Что касается профессоров-иностранцев, то их приглашение в Россию приобрело теперь второстепенный характер, встречаясь лишь в единичных случаях, а необходимость в их массовом приезде в российские университеты отпала. Если на рубеже 1820—30-х гг. Харьковскому и особенно Казанскому университету после разгрома Магницкого еще требовались новые профессора из-за границы (в 1828–1834 г. в Казань прибыли четыре немецких профессора для преподавания латинской словесности, физики, зоологии, политической экономии, а в Харьков – три немецких профессора по кафедрам восточных языков, греческой словесности, терапии и клиники), то после принятия Устава 1835 г. из Германии в Россию были приглашены лишь три профессора: Ф. К. Фрейтаг в Петербургский университет, К. К. Гофман – в Московский, и Ф. И. Фатер – в Казанский, причем все они представляли классическую филологию. Это была любимая дисциплина эллиниста Уварова, который и сам пользовался уроками приглашенного им в период основания Петербургского университета филолога Ф. Б. Грефе. Поэтому министр одобрял вызов соответствующих профессоров из Германии, словно бы считая, что лишь немцы в этой области способны достичь необходимого высокого уровня знаний.[1272] И действительно, например,
Ф. И. Фатер, приглашенный по рекомендации А. Бёка, значительно поднял уровень преподавания древних языков и литературы в Казани, разработал новую систему курсов, включавшую, помимо сугубо филологических упражнений, широкое изучение античной культуры.[1273]

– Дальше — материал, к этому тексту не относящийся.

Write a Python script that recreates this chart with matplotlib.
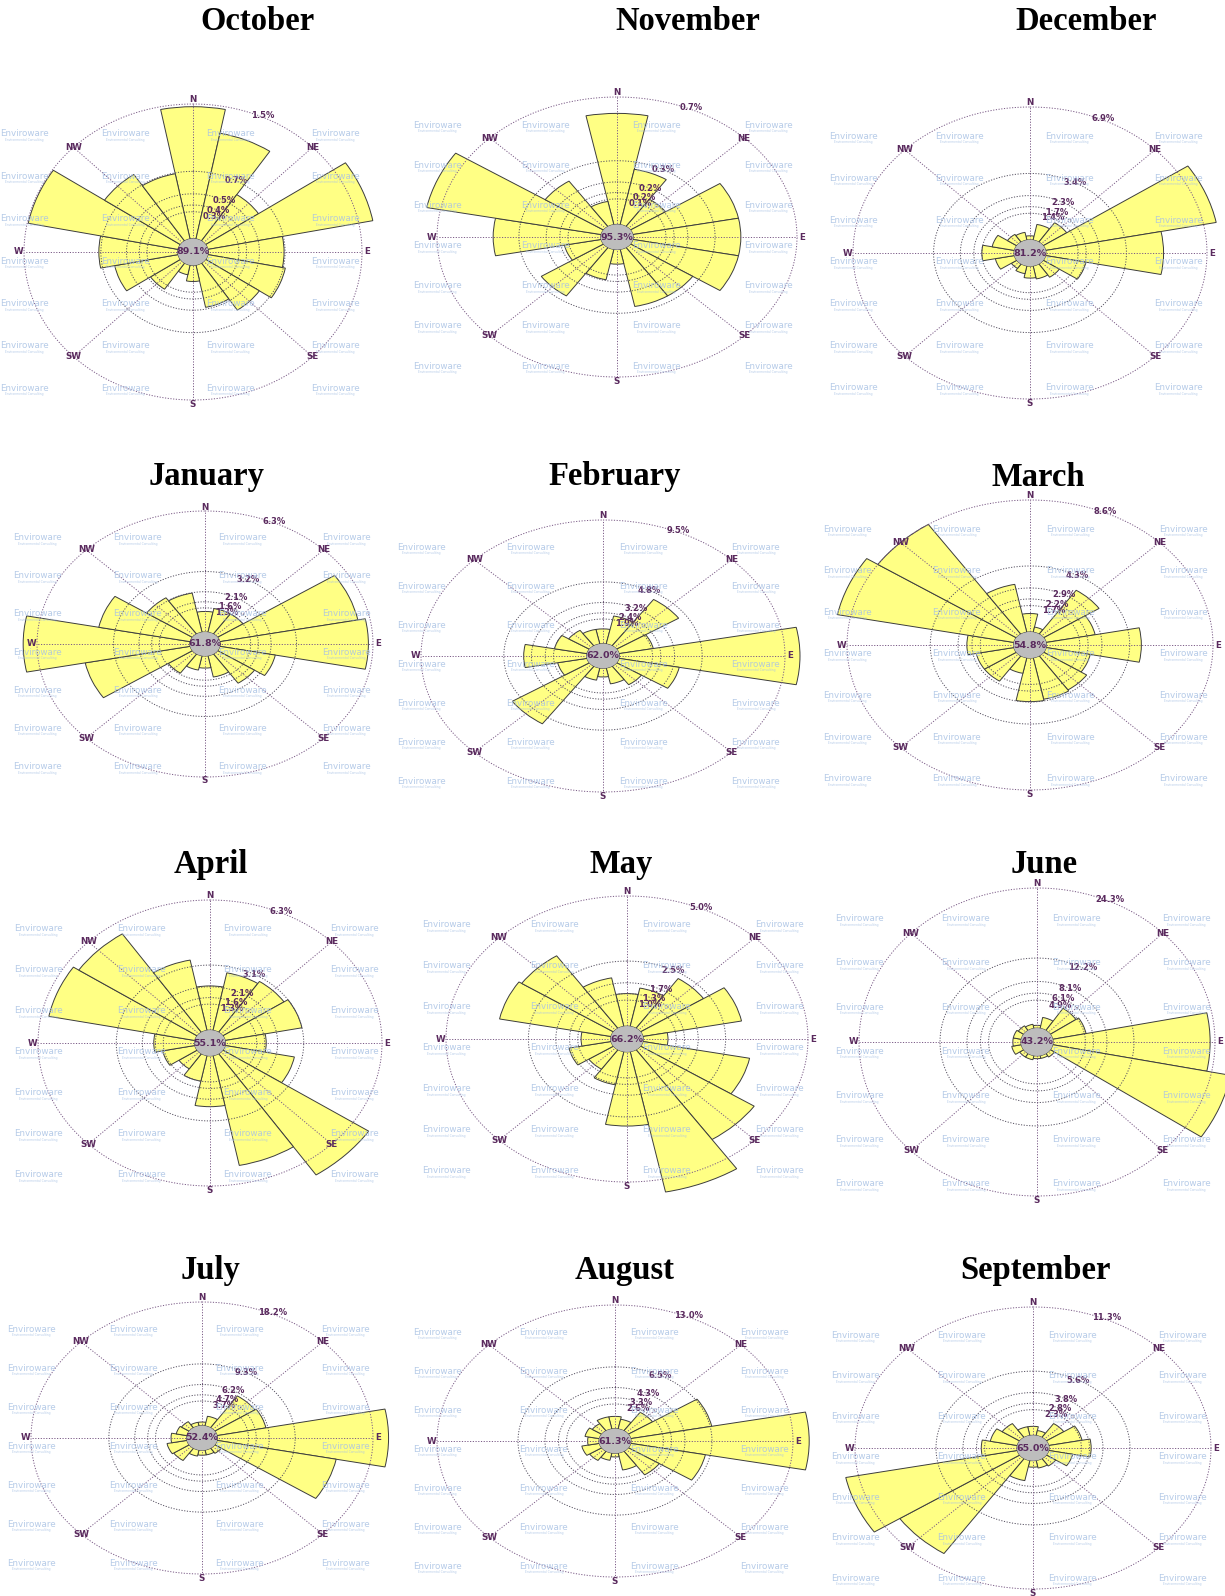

Однако, несмотря на успех отдельных приглашений немецких профессоров в российские университеты, нельзя не заметить, что их восприятие там в 1830—40-х гг. по сравнению с началом XIX в. заметно изменилось. Теперь от профессоров требовалась не только глубокая ученость, но и знание русского языка, умение читать лекции, привлекавшие студентов. Так, например, Б. А. Дорн, крупнейший историк и филолог-ориенталист, позднее – действительный член Петербургской Академии наук, в первые годы пребывания в Харькове с трудом мог найти слушателей, желавших разбираться в трудностях арабской и персидской грамматики, излагаемых еще и на латинском языке, хотя к концу своего преподавания преодолел это препятствие и научился читать лекции по-русски.[1274] Зато профессору греческого языка Э. К. Мауреру в Харькове приходилось выносить постоянные насмешки слушателей – он так и не смог выучить русский язык и не понимал своих студентов, а они не понимали его, поскольку плохо владели немецким, из-за чего, несмотря на прекрасное знание профессором своего предмета, его преподавание, по признанию биографа, принесло мало пользы.[1275] Точно также отзывался С. М. Соловьев о пребывании К. К. Гофмана в Московском университете. И даже ученейший зоолог Э. А. Эверсман, участник многолетних экспедиций по арало-каспийской низменности, автор одиннадцатитомного сводного труда «Естественная история Оренбургского края», но при этом плохо говоривший по-русски и читавший лекции «вяло», не смог в Казанском университете добиться высокой репутации среди студентов.[1276] Очевидно, что в наступившую новую эпоху в развитии российских университетов студенты ждали увидеть на кафедре уже не ученых немцев, а ярких отечественных лекторов, талантливо излагающих свой предмет на русском языке и способных выступить олицетворением «национальной» науки.